Of the 392 crashes submitted to the NHTSA, Tesla had the largest amount of incidents, with Honda coming in second.
The other 19 incidents are divided between nine manufacturers.
NHTSA is saying that this data shouldn't be used to make any conclusions on the safety of these systems.
The data provided by NHTSA lacks context, such as the number of vehicles equipped with the system, the number of miles driven, or how individuals are using the system.
While Tesla has the most incidents, Tesla's Autopilot is very actively used. Autopilot is likely used more than 3x than Honda's system, which would instantly change the takeaway people are getting out of this report.
This data also doesn't show how these systems are preventing accidents. Autopilot is a much more advanced system than those available on other vehicles, so while it was involved in more accidents, it also prevented additional accidents.
Tesla runs Autopilot safety systems passively in the background. It's ready to hit the brakes or even move out of the way of a vehicle to help avoid an accident.
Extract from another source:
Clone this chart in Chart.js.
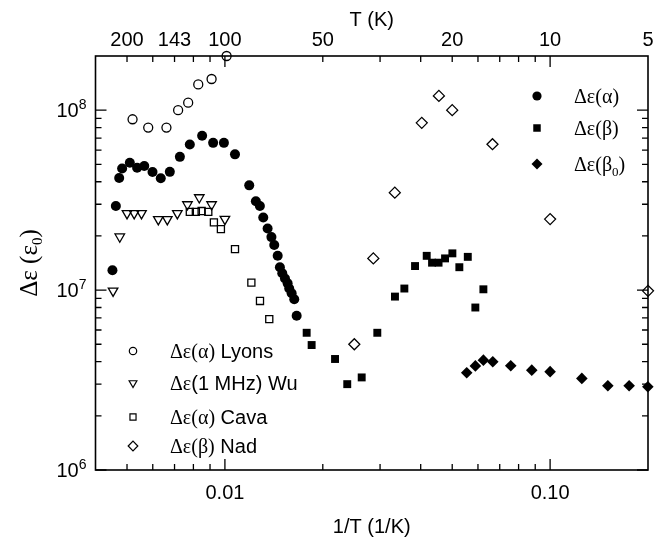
<!DOCTYPE html>
<html>
<head>
<meta charset="utf-8">
<script src="https://cdn.jsdelivr.net/npm/chart.js@4"></script>
<style>
  html, body { margin: 0; padding: 0; background: #fff; }
  #chart { display: block; }
</style>
</head>
<body>
<canvas id="chart" width="672" height="539"></canvas>
<script>
// values: x = 1/T (1/K), y = delta epsilon (eps0)
const alphaX = [0.00451, 0.00462, 0.00473, 0.00483, 0.0051, 0.00537, 0.00565, 0.00599, 0.00635, 0.00677, 0.00727, 0.0078, 0.00851, 0.0092, 0.00993, 0.01074,
  0.01188, 0.01245, 0.01281, 0.01312, 0.01353, 0.0139, 0.01418, 0.01453, 0.01476, 0.01501, 0.0153, 0.01559, 0.01577, 0.01604, 0.01634, 0.01662];
const alphaY = [1.29e7, 2.93e7, 4.2e7, 4.74e7, 5.1e7, 4.78e7, 4.89e7, 4.53e7, 4.18e7, 4.54e7, 5.5e7, 6.44e7, 7.2e7, 6.58e7, 6.58e7, 5.68e7,
  3.82e7, 3.12e7, 2.93e7, 2.53e7, 2.2e7, 1.97e7, 1.78e7, 1.55e7, 1.34e7, 1.24e7, 1.16e7, 1.09e7, 1.02e7, 9.6e6, 8.9e6, 7.2e6];

const betaX = [0.01784, 0.01848, 0.02181, 0.02378, 0.02634, 0.02942, 0.03334, 0.03563, 0.03843, 0.04174, 0.04335, 0.04539, 0.04753, 0.05006, 0.05259, 0.05583, 0.0589, 0.06235];
const betaY = [5.79e6, 4.95e6, 4.14e6, 3.0e6, 3.27e6, 5.79e6, 9.2e6, 1.02e7, 1.36e7, 1.55e7, 1.42e7, 1.42e7, 1.5e7, 1.6e7, 1.34e7, 1.53e7, 8.0e6, 1.01e7];

const beta0X = [0.05541, 0.05891, 0.06235, 0.06664, 0.07568, 0.08783, 0.1, 0.1252, 0.1505, 0.175, 0.1998];
const beta0Y = [3.47e6, 3.79e6, 4.08e6, 4.0e6, 3.8e6, 3.59e6, 3.52e6, 3.23e6, 2.94e6, 2.94e6, 2.9e6];

const lyonsX = [0.0052, 0.00581, 0.00661, 0.00718, 0.00771, 0.00828, 0.0091, 0.01012];
const lyonsY = [8.9e7, 8.0e7, 8.0e7, 1.0e8, 1.1e8, 1.39e8, 1.49e8, 2.0e8];

const wuX = [0.00453, 0.00475, 0.005, 0.00526, 0.00554, 0.00624, 0.00665, 0.00714, 0.00767, 0.00834, 0.0091, 0.01];
const wuY = [9.9e6, 1.98e7, 2.67e7, 2.67e7, 2.67e7, 2.47e7, 2.47e7, 2.67e7, 2.99e7, 3.27e7, 2.99e7, 2.48e7];

const cavaX = [0.0078, 0.00814, 0.00848, 0.00889, 0.00925, 0.00972, 0.01074, 0.01206, 0.01282, 0.01369];
const cavaY = [2.72e7, 2.72e7, 2.75e7, 2.72e7, 2.38e7, 2.18e7, 1.69e7, 1.1e7, 8.7e6, 6.9e6];

const nadX = [0.025, 0.0286, 0.0333, 0.0403, 0.0455, 0.05, 0.0665, 0.1, 0.2];
const nadY = [5.0e6, 1.5e7, 3.48e7, 8.5e7, 1.2e8, 1.0e8, 6.47e7, 2.48e7, 9.9e6];

// ticks
const xMinorTicks = [0.005, 0.006, 0.007, 0.008, 0.009, 0.02, 0.03, 0.04, 0.05, 0.06, 0.07, 0.08, 0.09];
const xMajorTicks = [0.01, 0.1];
const xTickLabels = ['0.01', '0.10'];
const topTickValues = [0.005, 0.007, 0.01, 0.02, 0.05, 0.1, 0.2];
const topTickLabels = ['200', '143', '100', '50', '20', '10', '5'];
const yMajorTicks = [1e6, 1e7, 1e8];
const yTickExponents = ['6', '7', '8'];
const yMinorTicks = [2e6, 3e6, 4e6, 5e6, 6e6, 7e6, 8e6, 9e6, 2e7, 3e7, 4e7, 5e7, 6e7, 7e7, 8e7, 9e7];

const SANS = '"Liberation Sans", Arial, Helvetica, sans-serif';
const SERIF = '"Liberation Serif", "Times New Roman", serif';

const zip = (xs, ys) => xs.map((v, i) => ({ x: v, y: ys[i] }));

const filled = { backgroundColor: '#000', borderColor: '#000', borderWidth: 0 };
const open = { backgroundColor: 'rgba(0,0,0,0)', borderColor: '#000', borderWidth: 1.3 };

const series = [
  { label: 'Δε(α)', data: zip(alphaX, alphaY), pointStyle: 'circle', pointRadius: 5, ...filled },
  { label: 'Δε(β)', data: zip(betaX, betaY), pointStyle: 'rect', pointRadius: 5.6, ...filled },
  { label: 'Δε(β0)', data: zip(beta0X, beta0Y), pointStyle: 'rectRot', pointRadius: 5.8, ...filled },
  { label: 'Δε(α) Lyons', data: zip(lyonsX, lyonsY), pointStyle: 'circle', pointRadius: 4.5, ...open },
  { label: 'Δε(1 MHz) Wu', data: zip(wuX, wuY), pointStyle: 'triangle', pointRotation: 180, pointRadius: 5.5, ...open },
  { label: 'Δε(α) Cava', data: zip(cavaX, cavaY), pointStyle: 'rect', pointRadius: 5, ...open },
  { label: 'Δε(β) Nad', data: zip(nadX, nadY), pointStyle: 'rectRot', pointRadius: 5.5, ...open }
];
series.forEach(s => { s.showLine = false; s.clip = false; s.pointHoverRadius = s.pointRadius; });

// draw text made of several runs (font switches, sub/superscripts)
function drawRuns(ctx, x, y, runs, align) {
  let total = 0;
  runs.forEach(r => { ctx.font = r.font; r.w = ctx.measureText(r.t).width; total += r.w; });
  let cx = align === 'center' ? x - total / 2 : align === 'right' ? x - total : x;
  ctx.textAlign = 'left';
  runs.forEach(r => {
    ctx.font = r.font;
    ctx.fillText(r.t, cx, y + (r.dy || 0));
    cx += r.w;
  });
}

function marker(ctx, style, x, y, radius, isFilled, rotation) {
  ctx.fillStyle = isFilled ? '#000' : 'rgba(0,0,0,0)';
  ctx.strokeStyle = '#000';
  ctx.lineWidth = 1.2;
  Chart.helpers.drawPoint(ctx, { pointStyle: style, radius: radius, rotation: rotation || 0, borderWidth: isFilled ? 0 : 1.2 }, x, y);
}

const frame = {
  id: 'frame',
  beforeDatasetsDraw(chart) {
    const { ctx, chartArea: a, scales: { x, y } } = chart;
    ctx.save();
    ctx.strokeStyle = '#000';
    ctx.lineWidth = 1.6;
    ctx.strokeRect(a.left, a.top, a.right - a.left, a.bottom - a.top);

    ctx.lineWidth = 1.3;
    ctx.beginPath();
    const seg = (x1, y1, x2, y2) => { ctx.moveTo(x1, y1); ctx.lineTo(x2, y2); };
    xMinorTicks.forEach(v => { const p = x.getPixelForValue(v); seg(p, a.bottom, p, a.bottom - 6); seg(p, a.top, p, a.top + 6); });
    xMajorTicks.forEach(v => { const p = x.getPixelForValue(v); seg(p, a.bottom, p, a.bottom - 11); seg(p, a.top, p, a.top + 11); });
    yMinorTicks.forEach(v => { const p = y.getPixelForValue(v); seg(a.left, p, a.left + 6, p); seg(a.right, p, a.right - 6, p); });
    yMajorTicks.forEach(v => { const p = y.getPixelForValue(v); seg(a.left, p, a.left + 11, p); seg(a.right, p, a.right - 11, p); });
    ctx.stroke();

    ctx.fillStyle = '#000';
    ctx.textBaseline = 'alphabetic';
    ctx.font = '20px ' + SANS;
    ctx.textAlign = 'center';
    xMajorTicks.forEach((v, i) => ctx.fillText(xTickLabels[i], x.getPixelForValue(v), a.bottom + 29));
    topTickValues.forEach((v, i) => ctx.fillText(topTickLabels[i], x.getPixelForValue(v), a.top - 10));
    yMajorTicks.forEach((v, i) => {
      const p = y.getPixelForValue(v);
      drawRuns(ctx, a.left - 9, p + 7, [
        { t: '10', font: '20px ' + SANS },
        { t: yTickExponents[i], font: '14px ' + SANS, dy: -8 }
      ], 'right');
    });

    // axis titles
    ctx.font = '20px ' + SANS;
    ctx.textAlign = 'center';
    const mid = (a.left + a.right) / 2;
    ctx.fillText('1/T (1/K)', mid, 533);
    ctx.fillText('T (K)', mid, 26);

    ctx.save();
    ctx.translate(37, (a.top + a.bottom) / 2);
    ctx.rotate(-Math.PI / 2);
    drawRuns(ctx, 0, 0, [
      { t: 'Δε (ε', font: '25px ' + SERIF },
      { t: '0', font: '15px ' + SERIF, dy: 5 },
      { t: ')', font: '25px ' + SERIF }
    ], 'center');
    ctx.restore();
    ctx.restore();
  },
  afterDatasetsDraw(chart) {
    const { ctx } = chart;
    ctx.save();
    ctx.textBaseline = 'alphabetic';

    // upper right key
    marker(ctx, 'circle', 537, 96, 4.6, true);
    marker(ctx, 'rect', 537, 128, 5.3, true);
    marker(ctx, 'rectRot', 537, 164, 5.5, true);
    ctx.fillStyle = '#000';
    drawRuns(ctx, 574, 103, [{ t: 'Δε(α)', font: '20px ' + SERIF }]);
    drawRuns(ctx, 574, 135, [{ t: 'Δε(β)', font: '20px ' + SERIF }]);
    drawRuns(ctx, 574, 171, [
      { t: 'Δε(β', font: '20px ' + SERIF },
      { t: '0', font: '13px ' + SERIF, dy: 5 },
      { t: ')', font: '20px ' + SERIF }
    ]);

    // lower left key
    marker(ctx, 'circle', 133, 351, 3.7, false);
    marker(ctx, 'triangle', 133, 383, 4.5, false, 180);
    marker(ctx, 'rect', 133, 417, 4.3, false);
    marker(ctx, 'rectRot', 133, 446, 4.8, false);
    ctx.fillStyle = '#000';
    drawRuns(ctx, 170, 358, [{ t: 'Δε(α)', font: '20px ' + SERIF }, { t: ' Lyons', font: '20px ' + SANS }]);
    drawRuns(ctx, 170, 390, [{ t: 'Δε', font: '20px ' + SERIF }, { t: '(1 MHz) Wu', font: '20px ' + SANS }]);
    drawRuns(ctx, 170, 424, [{ t: 'Δε(α)', font: '20px ' + SERIF }, { t: ' Cava', font: '20px ' + SANS }]);
    drawRuns(ctx, 170, 453, [{ t: 'Δε(β)', font: '20px ' + SERIF }, { t: ' Nad', font: '20px ' + SANS }]);
    ctx.restore();
  }
};

new Chart(document.getElementById('chart'), {
  type: 'scatter',
  data: { datasets: series },
  options: {
    responsive: false,
    animation: false,
    events: [],
    layout: { padding: { left: 95.5, right: 24, top: 56, bottom: 69 } },
    plugins: { legend: { display: false }, tooltip: { enabled: false } },
    scales: {
      x: { type: 'logarithmic', min: 0.004, max: 0.2, display: false },
      y: { type: 'logarithmic', min: 1e6, max: 2e8, display: false }
    }
  },
  plugins: [frame]
});
</script>
</body>
</html>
I'd encourage Tesla to follow up on NHTSA's report with exact figures of how many vehicles have Autopilot, how many miles have been traveled, and how many times Autopilot has moved within its lane to avoid potential accidents.
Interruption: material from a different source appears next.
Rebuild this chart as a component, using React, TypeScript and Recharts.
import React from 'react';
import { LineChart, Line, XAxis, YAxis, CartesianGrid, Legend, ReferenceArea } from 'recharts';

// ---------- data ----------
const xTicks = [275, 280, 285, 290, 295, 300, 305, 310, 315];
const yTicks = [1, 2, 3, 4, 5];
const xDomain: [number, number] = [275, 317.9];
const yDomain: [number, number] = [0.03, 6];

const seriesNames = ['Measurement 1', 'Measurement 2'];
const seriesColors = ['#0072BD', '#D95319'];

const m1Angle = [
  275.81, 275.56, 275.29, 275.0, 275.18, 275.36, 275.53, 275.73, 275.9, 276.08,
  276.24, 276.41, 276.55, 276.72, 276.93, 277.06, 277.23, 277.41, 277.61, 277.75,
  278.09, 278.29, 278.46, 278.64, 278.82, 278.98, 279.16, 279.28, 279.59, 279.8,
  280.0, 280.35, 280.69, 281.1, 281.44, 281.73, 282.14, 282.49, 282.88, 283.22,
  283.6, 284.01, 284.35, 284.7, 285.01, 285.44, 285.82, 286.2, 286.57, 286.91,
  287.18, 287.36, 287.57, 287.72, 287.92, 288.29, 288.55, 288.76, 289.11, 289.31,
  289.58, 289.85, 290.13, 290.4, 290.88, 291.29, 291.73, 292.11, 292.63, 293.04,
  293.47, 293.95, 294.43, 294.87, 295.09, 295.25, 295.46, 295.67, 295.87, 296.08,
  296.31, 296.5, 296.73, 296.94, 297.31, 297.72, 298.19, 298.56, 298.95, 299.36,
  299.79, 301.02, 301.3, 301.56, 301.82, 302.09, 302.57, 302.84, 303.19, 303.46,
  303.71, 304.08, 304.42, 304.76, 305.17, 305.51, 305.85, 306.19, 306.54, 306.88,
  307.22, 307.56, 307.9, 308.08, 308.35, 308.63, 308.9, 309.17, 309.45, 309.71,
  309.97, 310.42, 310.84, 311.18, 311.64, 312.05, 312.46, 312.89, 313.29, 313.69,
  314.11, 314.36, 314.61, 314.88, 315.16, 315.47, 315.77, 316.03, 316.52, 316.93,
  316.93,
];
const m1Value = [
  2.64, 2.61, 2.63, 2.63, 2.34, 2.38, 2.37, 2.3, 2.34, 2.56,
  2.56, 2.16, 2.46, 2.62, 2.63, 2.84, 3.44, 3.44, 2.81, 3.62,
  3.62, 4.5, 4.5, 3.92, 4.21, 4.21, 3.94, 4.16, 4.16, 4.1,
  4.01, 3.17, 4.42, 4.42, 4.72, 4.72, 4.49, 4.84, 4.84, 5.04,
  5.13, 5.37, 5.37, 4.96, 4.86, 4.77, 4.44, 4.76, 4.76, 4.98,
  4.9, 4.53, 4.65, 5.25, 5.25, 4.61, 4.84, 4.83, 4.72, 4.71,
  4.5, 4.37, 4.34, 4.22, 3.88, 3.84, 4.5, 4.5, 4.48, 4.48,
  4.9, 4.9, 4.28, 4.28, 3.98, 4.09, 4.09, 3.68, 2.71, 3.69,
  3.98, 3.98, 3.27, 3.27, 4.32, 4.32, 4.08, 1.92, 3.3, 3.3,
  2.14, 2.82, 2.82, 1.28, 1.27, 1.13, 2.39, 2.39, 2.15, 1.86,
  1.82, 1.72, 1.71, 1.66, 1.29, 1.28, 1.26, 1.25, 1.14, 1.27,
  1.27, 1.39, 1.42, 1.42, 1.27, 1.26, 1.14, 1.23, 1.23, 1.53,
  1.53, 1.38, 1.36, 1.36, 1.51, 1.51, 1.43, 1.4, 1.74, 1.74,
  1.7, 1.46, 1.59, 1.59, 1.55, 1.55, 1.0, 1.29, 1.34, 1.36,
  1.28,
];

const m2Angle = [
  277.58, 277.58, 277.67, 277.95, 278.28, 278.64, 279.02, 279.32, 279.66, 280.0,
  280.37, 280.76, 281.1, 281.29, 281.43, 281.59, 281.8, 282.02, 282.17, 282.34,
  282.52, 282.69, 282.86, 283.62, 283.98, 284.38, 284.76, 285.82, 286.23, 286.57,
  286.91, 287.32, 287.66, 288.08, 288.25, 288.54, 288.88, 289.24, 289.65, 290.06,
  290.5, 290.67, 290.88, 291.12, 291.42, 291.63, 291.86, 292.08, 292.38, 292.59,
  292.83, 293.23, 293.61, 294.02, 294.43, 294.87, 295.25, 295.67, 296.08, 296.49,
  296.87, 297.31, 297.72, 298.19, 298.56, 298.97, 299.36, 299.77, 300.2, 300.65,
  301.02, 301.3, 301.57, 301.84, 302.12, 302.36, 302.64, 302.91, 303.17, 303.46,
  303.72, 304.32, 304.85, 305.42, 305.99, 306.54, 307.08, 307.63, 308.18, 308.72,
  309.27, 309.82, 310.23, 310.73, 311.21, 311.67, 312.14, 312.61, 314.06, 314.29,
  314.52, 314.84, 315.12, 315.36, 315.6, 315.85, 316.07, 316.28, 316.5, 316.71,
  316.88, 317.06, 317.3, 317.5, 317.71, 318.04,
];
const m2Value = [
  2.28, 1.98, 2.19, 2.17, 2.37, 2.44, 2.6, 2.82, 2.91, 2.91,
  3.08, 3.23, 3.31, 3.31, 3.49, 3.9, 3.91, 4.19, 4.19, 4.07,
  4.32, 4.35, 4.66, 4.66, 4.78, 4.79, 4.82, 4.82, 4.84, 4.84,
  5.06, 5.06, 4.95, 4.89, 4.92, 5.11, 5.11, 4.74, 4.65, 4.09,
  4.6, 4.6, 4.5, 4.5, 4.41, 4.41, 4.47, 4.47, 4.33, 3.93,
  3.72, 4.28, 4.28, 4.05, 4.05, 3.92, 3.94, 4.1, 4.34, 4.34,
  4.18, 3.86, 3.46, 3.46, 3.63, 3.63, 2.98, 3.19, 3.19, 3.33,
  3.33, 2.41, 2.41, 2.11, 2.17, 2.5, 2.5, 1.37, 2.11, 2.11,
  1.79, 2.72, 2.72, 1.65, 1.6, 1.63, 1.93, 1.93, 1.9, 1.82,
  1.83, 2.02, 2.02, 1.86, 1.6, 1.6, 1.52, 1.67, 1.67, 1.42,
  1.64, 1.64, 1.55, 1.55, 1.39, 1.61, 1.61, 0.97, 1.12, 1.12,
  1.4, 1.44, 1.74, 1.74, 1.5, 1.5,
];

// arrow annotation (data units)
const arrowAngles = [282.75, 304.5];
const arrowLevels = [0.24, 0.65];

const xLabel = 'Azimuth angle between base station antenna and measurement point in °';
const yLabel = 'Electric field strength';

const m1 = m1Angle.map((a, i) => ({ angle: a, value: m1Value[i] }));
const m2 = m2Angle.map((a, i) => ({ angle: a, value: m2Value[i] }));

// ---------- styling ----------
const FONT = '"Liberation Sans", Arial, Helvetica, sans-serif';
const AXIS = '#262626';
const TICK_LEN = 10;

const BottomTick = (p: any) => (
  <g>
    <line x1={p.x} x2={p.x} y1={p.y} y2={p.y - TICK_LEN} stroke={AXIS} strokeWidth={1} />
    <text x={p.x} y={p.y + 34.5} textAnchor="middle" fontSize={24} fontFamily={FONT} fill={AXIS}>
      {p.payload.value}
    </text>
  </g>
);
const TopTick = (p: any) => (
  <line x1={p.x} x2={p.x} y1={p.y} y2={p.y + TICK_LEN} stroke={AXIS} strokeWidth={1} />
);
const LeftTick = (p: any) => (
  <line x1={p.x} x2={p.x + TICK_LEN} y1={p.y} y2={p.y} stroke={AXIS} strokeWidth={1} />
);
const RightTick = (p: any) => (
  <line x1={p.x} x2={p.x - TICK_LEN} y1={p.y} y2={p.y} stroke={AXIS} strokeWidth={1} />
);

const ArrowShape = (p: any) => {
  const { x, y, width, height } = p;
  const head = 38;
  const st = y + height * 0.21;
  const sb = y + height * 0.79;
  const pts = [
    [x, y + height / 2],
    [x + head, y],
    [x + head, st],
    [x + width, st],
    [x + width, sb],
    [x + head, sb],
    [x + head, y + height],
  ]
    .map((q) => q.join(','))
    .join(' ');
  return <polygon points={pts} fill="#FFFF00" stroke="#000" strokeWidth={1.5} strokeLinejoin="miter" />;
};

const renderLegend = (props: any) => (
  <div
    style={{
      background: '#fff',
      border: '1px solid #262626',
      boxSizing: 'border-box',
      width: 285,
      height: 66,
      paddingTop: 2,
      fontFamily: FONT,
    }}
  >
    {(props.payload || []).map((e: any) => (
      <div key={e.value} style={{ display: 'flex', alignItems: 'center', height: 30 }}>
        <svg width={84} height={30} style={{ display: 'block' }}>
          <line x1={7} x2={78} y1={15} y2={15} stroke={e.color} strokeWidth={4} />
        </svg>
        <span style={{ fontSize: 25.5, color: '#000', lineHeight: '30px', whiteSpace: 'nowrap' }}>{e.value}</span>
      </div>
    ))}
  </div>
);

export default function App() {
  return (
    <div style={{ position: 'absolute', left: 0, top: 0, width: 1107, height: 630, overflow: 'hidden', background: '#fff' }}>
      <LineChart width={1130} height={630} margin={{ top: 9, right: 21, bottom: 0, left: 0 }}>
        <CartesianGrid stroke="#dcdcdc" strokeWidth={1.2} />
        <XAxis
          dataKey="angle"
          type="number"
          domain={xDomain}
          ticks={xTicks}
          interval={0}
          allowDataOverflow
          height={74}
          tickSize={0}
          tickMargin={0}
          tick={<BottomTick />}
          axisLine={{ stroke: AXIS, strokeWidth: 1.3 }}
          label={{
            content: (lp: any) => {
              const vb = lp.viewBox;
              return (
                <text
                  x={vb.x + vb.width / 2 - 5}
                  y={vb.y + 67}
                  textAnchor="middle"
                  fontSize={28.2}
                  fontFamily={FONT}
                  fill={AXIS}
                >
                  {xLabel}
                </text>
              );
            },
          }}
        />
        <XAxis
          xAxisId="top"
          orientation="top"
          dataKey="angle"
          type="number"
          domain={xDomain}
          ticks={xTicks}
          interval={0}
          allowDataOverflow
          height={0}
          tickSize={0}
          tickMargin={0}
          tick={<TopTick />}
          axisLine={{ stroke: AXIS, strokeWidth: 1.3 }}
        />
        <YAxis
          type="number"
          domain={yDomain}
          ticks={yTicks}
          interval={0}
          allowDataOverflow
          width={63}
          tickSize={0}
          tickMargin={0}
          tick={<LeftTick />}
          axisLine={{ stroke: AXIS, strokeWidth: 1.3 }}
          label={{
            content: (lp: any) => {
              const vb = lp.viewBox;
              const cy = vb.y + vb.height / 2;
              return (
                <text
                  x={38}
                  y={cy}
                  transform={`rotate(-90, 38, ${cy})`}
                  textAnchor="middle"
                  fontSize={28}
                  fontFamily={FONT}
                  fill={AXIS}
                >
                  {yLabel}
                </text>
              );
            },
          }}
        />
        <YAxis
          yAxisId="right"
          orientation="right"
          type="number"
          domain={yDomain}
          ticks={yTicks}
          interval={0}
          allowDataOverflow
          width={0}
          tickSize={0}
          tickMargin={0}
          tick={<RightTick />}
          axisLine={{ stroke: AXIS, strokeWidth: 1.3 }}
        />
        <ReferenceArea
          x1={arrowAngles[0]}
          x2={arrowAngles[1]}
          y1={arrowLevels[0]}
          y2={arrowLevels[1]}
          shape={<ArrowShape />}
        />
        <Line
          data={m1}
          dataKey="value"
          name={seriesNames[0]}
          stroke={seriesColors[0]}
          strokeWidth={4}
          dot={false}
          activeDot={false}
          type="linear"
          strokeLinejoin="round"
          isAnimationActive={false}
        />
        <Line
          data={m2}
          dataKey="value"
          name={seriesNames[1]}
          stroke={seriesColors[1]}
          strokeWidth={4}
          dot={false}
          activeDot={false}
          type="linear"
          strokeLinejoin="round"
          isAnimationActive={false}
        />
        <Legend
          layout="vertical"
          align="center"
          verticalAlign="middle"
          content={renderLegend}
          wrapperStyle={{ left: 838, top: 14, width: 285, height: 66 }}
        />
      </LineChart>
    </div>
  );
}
The video below shows many of these situations where Autopilot has prevented collisions.
What NHTSA is trying to find out is whether these systems are safe. However, without proper context and additional information, NHTSA is adding confusion about the capabilities of Autopilot.
In a day and age where consumers read headlines and not articles, this report is causing more harm than good.
Due to this report, two senators are now calling on NHTSA to take further action. Senator Ed Markey said, "we are seeing a never-ending parade of reports about Autopilot operating in ways that skirt our safety laws and endanger the public, from rolling through stop signs and phantom breaking. Tesla has argued Autopilot makes us safer, but this report provides further evidence slamming the breaks on those claims."
In fact, the agency has 35 active crash investigations where Autopilot is believed to have been used. Several news agencies reported they reached out to Tesla but did not receive a comment on the report.
I was lane changing while a motorcyclist very aggressively lane changed and accelerated from behind the car behind me. Autopilot aborted the lane change and was right.
It's likely the company predicted it would have higher numbers, due to the large number of miles driven with Autopilot.
ADAS, which stands for advanced driver assistance systems, includes driver assistant systems for steering and speed and provides traffic-aware cruise control. Tesla is a frontrunner in this technology and has 830,000 of these vehicles on the road in the U.S. Tesla also has far more advanced crash reports, which is lacking in other automakers.
NHTSA calls this report a first of its kind and plans to release the data monthly. Dr. Steven Cliff, NHTSA's Administrator, said, "new vehicle technologies have the potential to help prevent crashes, reduce crash severity, and save lives, and the Department is interested in fostering technologies that are proven to do so; collecting this data is an important step in that effort. As we gather more data, NHTSA will be able to better identify any emerging risks or trends and learn more about how these technologies are performing in the real world."
The report is admittedly not comprehensive. The NHTSA admits it lacked data to provide immediate information from all automakers. It also stated that some companies were more "robust" with data because their vehicles are equipped with telematics (Tesla). In contrast, several other manufacturers do not have telematics capabilities.